E' molto probabile che oggi i suddetti dati siano peggiorati. E' altrettanto certo che la nostra disoccupazione strutturale è influenzata da altre due variabili: la prima è geografica, perché si concentra in alcune aree del Paese-Mezzogiorno e, in particolare, Campania, Calabria, Sicilia, Sardegna e nelle zone che hanno subìto una violenta deindustrializzazione, come la Liguria, il Friuli-Venezia Giulia - non rilevandosi né negli uni, né negli altri dei territori suddetti, segni d'inversione di tendenza. La seconda è per età e per sesso, e si intreccia naturalmente con quella geografica, per cui il più alto tasso di disoccupazione si ritrova fra soggetti giovani, di sesso femminile, residenti nel Mezzogiorno, muniti di una cultura di norma a orientamento genericamente umanistico che li porta ad accettare lunghissime attese di prima occupazione, pur di soddisfare l'aspettativa di una posizione di lavoro che dovrebbe possedere caratteristiche spesso agli antipodi con la natura stessa dei contratti atipici citati poco sopra, e cioè stabilità, sicurezza, progressione di carriera, protezione sindacale, e via dicendo. Così si spiega l'affluenza ai concorsi banditi dalla Pubblica Amministrazione, la sperequazione fra numero di candidati - enorme - e posti in palio - pochi - e questo per tutti i tipi di concorsi, da quelli "difficili", come la magistratura, a quelli "facili", come la Polizia o i Carabinieri, con il fenomeno di candidati che tentano gli uni e gli altri indifferentemente, con l'altrettanto preoccupante fenomeno dei concorsi "inferiori" invasi da concorrenti con titoli di studio superiore.
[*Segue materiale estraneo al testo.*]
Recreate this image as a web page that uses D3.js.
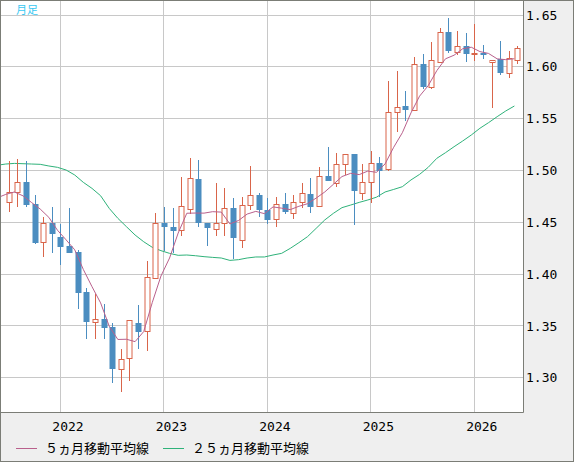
<!DOCTYPE html>
<html>
<head>
<meta charset="utf-8">
<script src="https://cdn.jsdelivr.net/npm/d3@7"></script>
<style>
  body { margin: 0; background: #efefef; }
  svg { display: block; }
</style>
</head>
<body>
<div id="chart"></div>
<script>
// monthly candles, Jul 2021 .. Jun 2026
const months = ["2021-07","2021-08","2021-09","2021-10","2021-11","2021-12",
  "2022-01","2022-02","2022-03","2022-04","2022-05","2022-06","2022-07","2022-08","2022-09","2022-10","2022-11","2022-12",
  "2023-01","2023-02","2023-03","2023-04","2023-05","2023-06","2023-07","2023-08","2023-09","2023-10","2023-11","2023-12",
  "2024-01","2024-02","2024-03","2024-04","2024-05","2024-06","2024-07","2024-08","2024-09","2024-10","2024-11","2024-12",
  "2025-01","2025-02","2025-03","2025-04","2025-05","2025-06","2025-07","2025-08","2025-09","2025-10","2025-11","2025-12",
  "2026-01","2026-02","2026-03","2026-04","2026-05","2026-06"];

const open = [1.4692,1.4789,1.4885,1.4680,1.4306,1.4489,1.4360,1.4271,1.4213,1.3823,1.3540,1.3563,1.3486,1.3081,1.3187,1.3530,1.3451,1.3966,
  1.4489,1.4451,1.4422,1.4625,1.4917,1.4496,1.4431,1.4489,1.4634,1.4329,1.4663,1.4760,1.4618,1.4528,1.4673,1.4586,1.4692,1.4772,
  1.4660,1.4943,1.4882,1.5059,1.5158,1.4779,1.4885,1.5068,1.5014,1.5561,1.5622,1.5584,1.6024,1.5809,1.6050,1.6333,1.6146,1.6198,
  1.6121,1.6132,1.6050,1.6072,1.5937,1.6069];
const high = [1.5094,1.5110,1.5094,1.4763,1.4547,1.4647,1.4483,1.4637,1.4232,1.3862,1.3807,1.3711,1.3524,1.3277,1.3560,1.3702,1.4126,1.4586,
  1.4644,1.4634,1.4933,1.5117,1.5101,1.4496,1.4882,1.4830,1.4734,1.4743,1.5043,1.4779,1.4731,1.4747,1.4782,1.4760,1.4879,1.4930,
  1.5033,1.5226,1.5165,1.5162,1.5158,1.5062,1.5187,1.5126,1.5863,1.5960,1.5770,1.6092,1.6124,1.6237,1.6372,1.6468,1.6346,1.6323,
  1.6413,1.6211,1.6070,1.6253,1.6153,1.6201];
const low = [1.4602,1.4650,1.4644,1.4287,1.4161,1.4206,1.4087,1.4200,1.3663,1.3373,1.3373,1.3373,1.2952,1.2865,1.2971,1.3280,1.3261,1.3950,
  1.4226,1.4200,1.4367,1.4579,1.4457,1.4271,1.4367,1.4367,1.4148,1.4255,1.4618,1.4547,1.4483,1.4457,1.4583,1.4531,1.4641,1.4592,
  1.4650,1.4898,1.4843,1.4956,1.4473,1.4715,1.4682,1.4747,1.4999,1.5375,1.5481,1.5575,1.5783,1.5789,1.6040,1.6130,1.6114,1.6050,
  1.6056,1.6072,1.5606,1.5925,1.5896,1.6031];
const close = [1.4789,1.4885,1.4670,1.4303,1.4489,1.4390,1.4264,1.4206,1.3820,1.3540,1.3563,1.3483,1.3081,1.3177,1.3553,1.3444,1.3969,1.4489,
  1.4451,1.4419,1.4653,1.4924,1.4496,1.4448,1.4489,1.4634,1.4351,1.4663,1.4760,1.4618,1.4525,1.4673,1.4602,1.4692,1.4779,1.4650,
  1.4943,1.4898,1.5059,1.5155,1.4805,1.4885,1.5068,1.4998,1.5561,1.5609,1.5584,1.6024,1.5809,1.6063,1.6333,1.6156,1.6198,1.6121,
  1.6137,1.6124,1.6066,1.5937,1.6082,1.6179];

// moving averages, first value is Jun 2021 (just left of the plot)
const ma5 = [1.4735,1.4769,1.4792,1.4755,1.4690,1.4627,1.4547,1.4423,1.4330,1.4234,1.4044,1.3879,1.3722,1.3497,1.3369,1.3371,1.3348,1.3445,1.3727,
  1.3981,1.4155,1.4396,1.4587,1.4589,1.4588,1.4602,1.4598,1.4484,1.4517,1.4579,1.4605,1.4583,1.4648,1.4636,1.4622,1.4654,1.4679,
  1.4733,1.4792,1.4866,1.4941,1.4972,1.4960,1.4994,1.4982,1.5063,1.5224,1.5364,1.5555,1.5717,1.5818,1.5963,1.6077,1.6112,1.6174,
  1.6189,1.6147,1.6129,1.6077,1.6069,1.6078];
const ma25 = [1.5050,1.5062,1.5068,1.5065,1.5062,1.5059,1.5043,1.5030,1.5004,1.4956,1.4885,1.4827,1.4756,1.4634,1.4538,1.4457,1.4377,1.4312,1.4258,
  1.4226,1.4200,1.4181,1.4184,1.4177,1.4168,1.4161,1.4155,1.4132,1.4139,1.4155,1.4165,1.4165,1.4184,1.4200,1.4248,1.4303,1.4361,
  1.4441,1.4522,1.4586,1.4641,1.4666,1.4692,1.4715,1.4742,1.4792,1.4817,1.4843,1.4908,1.4962,1.5030,1.5117,1.5171,1.5229,1.5284,
  1.5342,1.5407,1.5461,1.5519,1.5574,1.5622];

const yTicks = [1.30, 1.35, 1.40, 1.45, 1.50, 1.55, 1.60, 1.65];
const yearStarts = ["2022-01","2023-01","2024-01","2025-01","2026-01"];
const yearLabels = ["2022","2023","2024","2025","2026"];

const W = 574, H = 462;
const pr = 523, pb = 412;
const upColor = "#d9654a", downColor = "#4b8dc0";
const numFont = "'DejaVu Sans Mono', monospace";
const jpFont = "'Noto Sans CJK JP', sans-serif";

const svg = d3.select("#chart").append("svg")
  .attr("width", W)
  .attr("height", H);

// background + outer frame
svg.append("rect")
  .attr("x", 0.5).attr("y", 0.5)
  .attr("width", W - 1).attr("height", H - 1)
  .attr("fill", "#efefef")
  .attr("stroke", "#7b7d76");

svg.append("rect")
  .attr("x", 1).attr("y", 1)
  .attr("width", pr - 1).attr("height", pb - 1)
  .attr("fill", "#fff");

svg.append("clipPath").attr("id", "plotClip")
  .append("rect").attr("x", 1).attr("y", 1).attr("width", pr - 1).attr("height", pb - 1);

const x = d3.scalePoint().domain(months).range([8.77, 517.4]);
const step = x.step();
const y = d3.scaleLinear().domain([1.30, 1.65]).range([377.7, 15]);

const plot = svg.append("g").attr("clip-path", "url(#plotClip)");

// grid
plot.selectAll(".hgrid").data(yTicks).join("line")
  .attr("x1", 1).attr("x2", pr)
  .attr("y1", d => Math.floor(y(d)) + 0.5)
  .attr("y2", d => Math.floor(y(d)) + 0.5)
  .attr("stroke", "#c8c8c8");

plot.selectAll(".vgrid").data(yearStarts).join("line")
  .attr("x1", d => Math.floor(x(d)) + 0.5)
  .attr("x2", d => Math.floor(x(d)) + 0.5)
  .attr("y1", 1).attr("y2", pb)
  .attr("stroke", "#c8c8c8");

// moving averages (drawn a few px left of the candle centre, like the source)
const maX = i => (i === 0 ? x(months[0]) - step : x(months[i - 1])) - 3;

const line25 = d3.line().x((d, i) => maX(i)).y(d => y(d));
plot.append("path")
  .datum(ma25)
  .attr("d", line25)
  .attr("fill", "none")
  .attr("stroke", "#2fb27a")
  .attr("stroke-width", 1);

// candles
const candles = plot.selectAll(".candle").data(months).join("g");

candles.append("line")
  .attr("x1", d => Math.round(x(d)) + 0.5)
  .attr("x2", d => Math.round(x(d)) + 0.5)
  .attr("y1", (d, i) => Math.round(y(high[i])))
  .attr("y2", (d, i) => Math.round(y(low[i])))
  .attr("stroke", (d, i) => close[i] >= open[i] ? upColor : downColor);

candles.append("rect")
  .attr("x", (d, i) => close[i] >= open[i] ? Math.round(x(d)) - 2 : Math.round(x(d)) - 2.5)
  .attr("width", (d, i) => close[i] >= open[i] ? 5 : 6)
  .attr("y", (d, i) => {
    const top = Math.round(y(Math.max(open[i], close[i])));
    return close[i] >= open[i] ? top + 0.5 : top;
  })
  .attr("height", (d, i) => {
    const h = Math.round(y(Math.min(open[i], close[i]))) - Math.round(y(Math.max(open[i], close[i])));
    return close[i] >= open[i] ? Math.max(h, 1) : Math.max(h, 2);
  })
  .attr("fill", (d, i) => close[i] >= open[i] ? "#fff" : downColor)
  .attr("stroke", (d, i) => close[i] >= open[i] ? upColor : "none")
  .attr("stroke-width", 1);

const line5 = d3.line().x((d, i) => maX(i)).y(d => y(d));
plot.append("path")
  .datum(ma5)
  .attr("d", line5)
  .attr("fill", "none")
  .attr("stroke", "#b9608c")
  .attr("stroke-width", 1);

// plot frame (right and bottom)
svg.append("path")
  .attr("d", `M${pr + 0.5},0 V${pb + 0.5} H0`)
  .attr("fill", "none")
  .attr("stroke", "#7b7d76");

// price labels on the right
svg.selectAll(".ylab").data(yTicks).join("text")
  .attr("x", 526)
  .attr("y", d => y(d))
  .attr("dy", "0.36em")
  .attr("font-family", numFont)
  .attr("font-size", 13)
  .attr("fill", "#000")
  .text(d => d.toFixed(2));

// year labels
svg.selectAll(".xlab").data(yearStarts).join("text")
  .attr("x", d => x(d) + 7.5)
  .attr("y", 431)
  .attr("text-anchor", "middle")
  .attr("font-family", numFont)
  .attr("font-size", 13)
  .attr("fill", "#000")
  .text((d, i) => yearLabels[i]);

// 月足 label
svg.append("text")
  .attr("x", 16)
  .attr("y", 14)
  .attr("font-family", jpFont)
  .attr("font-size", 11)
  .attr("fill", "#38c8f2")
  .text("月足");

// legend
const legend = [
  { label: "５ヵ月移動平均線", color: "#b9608c", x: 16 },
  { label: "２５ヵ月移動平均線", color: "#2fb27a", x: 163 }
];
legend.forEach(l => {
  svg.append("line")
    .attr("x1", l.x).attr("x2", l.x + 21)
    .attr("y1", 448.5).attr("y2", 448.5)
    .attr("stroke", l.color);
  svg.append("text")
    .attr("x", l.x + 29)
    .attr("y", 453)
    .attr("font-family", jpFont)
    .attr("font-size", 13)
    .attr("fill", "#000")
    .text(l.label);
});
</script>
</body>
</html>
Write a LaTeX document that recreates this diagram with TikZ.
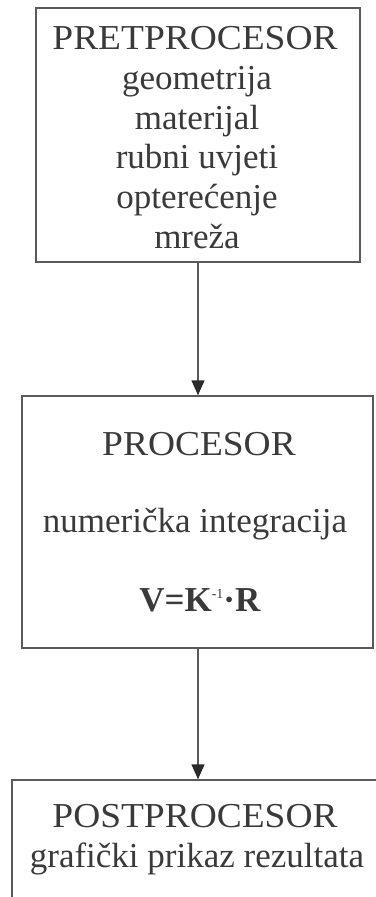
\documentclass[tikz,border=0pt]{standalone}
\usepackage{fontspec}
\setmainfont{Liberation Serif}
\usetikzlibrary{arrows.meta}
\definecolor{txtc}{HTML}{3A3A3A}
\definecolor{linec}{HTML}{5A5A5A}
\definecolor{tipc}{HTML}{2A2A2A}
\newcommand{\widecaps}[1]{\scalebox{1.07}[1]{#1}}
\tikzset{
  boxnode/.style={draw=linec, line width=1.5pt, rectangle, inner sep=0pt},
  txt/.style={anchor=base, inner sep=0pt, text=txtc, font=\fontsize{35}{40}\selectfont},
  conn/.style={draw=linec, line width=1.5pt, -{Triangle[length=15pt,width=13pt,color=tipc]}}
}
\begin{document}
\begin{tikzpicture}[x=1pt,y=-1pt]
\useasboundingbox (0,0) rectangle (375,897);
% boxes
\node[boxnode, minimum width=324pt, minimum height=254pt] (pre) at (198,135) {};
\node[boxnode, minimum width=351pt, minimum height=252pt] (proc) at (197.5,522) {};
\node[boxnode, minimum width=373pt, minimum height=140pt] (post) at (198.5,850) {};
% texts box 1
\node[txt] (t1) at (195,49) {\widecaps{PRETPROCESOR}};
\node[txt] (t2) at (197,89) {geometrija};
\node[txt] (t3) at (197,129) {materijal};
\node[txt] (t4) at (197,168) {rubni uvjeti};
\node[txt] (t5) at (197,208) {optere\'{c}enje};
\node[txt] (t6) at (197,248) {mre\v{z}a};
% texts box 2
\node[txt] (t7) at (199,455) {\widecaps{PROCESOR}};
\node[txt] (t8) at (195,532) {numeri\v{c}ka integracija};
\node[txt] (t9) at (200,611) {\textbf{V=K}\raisebox{13pt}{\fontsize{14}{14}\selectfont -1}\textbf{·R}};
% texts box 3
\node[txt] (t10) at (195,827) {\widecaps{POSTPROCESOR}};
\node[txt] (t11) at (197,867) {grafi\v{c}ki prikaz rezultata};
% connectors
\draw[conn] (pre.south) -- (pre.south |- proc.north);
\draw[conn] (proc.south -| pre.south) -- (pre.south |- post.north);
\end{tikzpicture}
\end{document}
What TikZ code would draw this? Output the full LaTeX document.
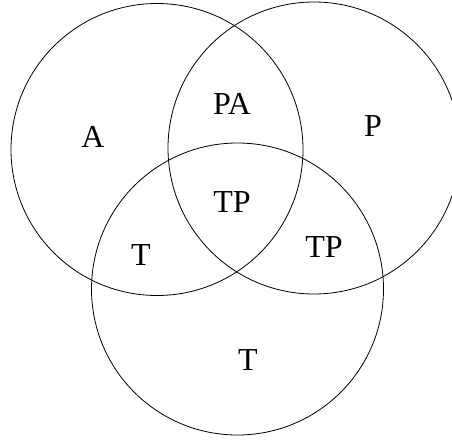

Non è difficile comprendere come l'economia reale chieda, secondo le migliori tradizioni, rapporti di lavoro su misura, il che non significa necessariamente precari, mentre le nuove leve chiedono posti fissi e garantiti al pari dei loro predecessori, fatte salve piccole categorie di lavoratori professionali, più autonomi che subordinati, che traggono dalla rarità del loro mestiere la forza contrattuale per non temere la dura legge del mercato. Nel contempo non si può neppure passare sotto silenzio che molti lavori pesanti ritenuti di basso apprezzamento sociale sono rifiutati e lasciati agli immigrati, trovandosi così la conferma che le risorse familiari sono in grado di sostenere le attese dei disoccupati.
I sindacati - la Cgil in particolare - sono nella scomoda posizione dell'asino di Buridano, perché si rendono conto che milioni di persone premono ai cancelli dei luoghi di lavoro, i quali sarebbero pronti in molti casi ad aprirsi qualora ci fosse la ragionevole certezza che potrebbero dischiudersi in senso opposto qualora la congiuntura economica si invertisse o anche, più semplicemente, ci fosse l'urgenza di sostituire quei lavoratori con altri dalle diverse caratteristiche professionali. La vicenda tutto sommato secondaria del lavoro temporaneo che è applicato in Europa da decenni e che in Italia non riesce a trovare una disciplina che porterebbe occupazione ad almeno 50 mila persone la dice lunga sulle contraddizioni della nostra politica del lavoro, che in questo come in altri casi vorrebbe "mangiare la torta e serbarla per il giorno dopo", e cioè vorrebbe il lavoro temporaneo con le stesse garanzie di quello fisso.
Ma il contrasto non è insanabile, solo che la questione non venga affrontata con gli stessi criteri e le stesse persone che hanno costruito negli anni Settanta la gabbia che ancora imprigiona il mercato del lavoro italiano.
Basterebbe forse una liberalizzazione sperimentale, limitata ai nuovi assunti, come fu tentato, positivamente, con i contratti a finalità formative nel 1983. Si lascino da parte le costruzioni immaginarie tese a cercare una impossibile perfezione garantistica e si ripristini per questi contratti e per un periodo limitato di tempo, due o tre anni, la facoltà di licenziamento con preavviso già prevista dal Codice Civile. E poi si veda che cosa accade: e cioè se le aziende riprendono ad assumere, come dicono Abete e Riello; se, il che non è escluso, ci sarà ancora domanda di lavoro superiore all'offerta; se il fascino del posto fisso, meglio se statale, continuerà ad averla vinta su tutto il resto. Dopo di che, non ci saranno più alibi per nessuno, sindacati e imprenditori, governi e partiti.